Und dann schlägt Kopetzky elegant den Bogen zu seinem eigentlichen Thema, er gratuliert nämlich Wikipedia zum 20. Geburtstag. Wikipedia, jenes unendliche und nützliche Work in Progress, das die "Ledereimer des Weltwissens schleppenden ehrenamtlichen Autoren" aufgebaut haben. Organisiert in einem Verein, der es sich zur Aufgabe gemacht hat, möglichst das gesamte Weltwissen jedem zugänglich zu machen.
Den Moserern hält er entgegen: "Es sind gerade die kleinen Fehler, die das Portal lebendig machen". Die ausführliche Gratulation finden Sie in der SZ unter der Überschrift "Unendlich verbesserlich".

Zagajewskis rabiater Zartsinn

Alle Feuilletons würdigen den polnischen Dichter Adam Zagajewski, der im Alter von 75 Jahren verstorben ist. "Heiterkeit und Tiefe" attestiert ihm Paul Ingendaay in der FAZ und meint, Zagajewski habe "ebenso höflich wie eigensinnig" geschrieben. "Mit seinen Gedanken wollte er nicht auftrumpfen, nur mitteilen, dass er sie habe.

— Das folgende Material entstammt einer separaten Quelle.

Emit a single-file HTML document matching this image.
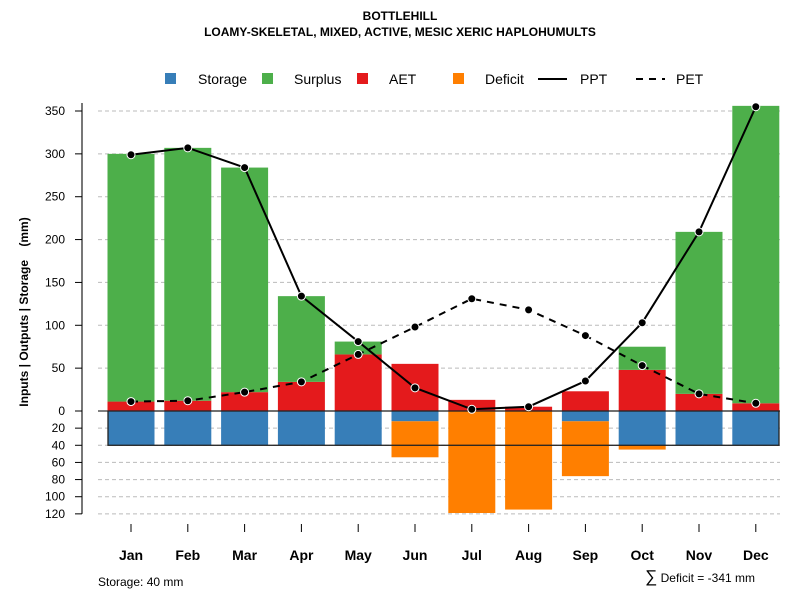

Wenn er spürte, dass seine Zeilen auf seine Zuhörer stark wirkten, blieb er diskret.
So entdeckten nur Bücherleser, nicht Nachrichtengucker seine Originalität, seinen rabiaten Zartsinn." Und dann zitiert die FAZ Zagajewski in einer Selbstbeschreibung aus seinem neuesten Buch:
"Ich bemühe mich, als freier Mensch zu sprechen, als halbwegs freier Mensch (übertreiben wir nicht)." So viel Klugheit und Bescheidenheit lässt sich entdecken – einige Gedichtbände vom großen Zagajewski gibt es auch auf Deutsch.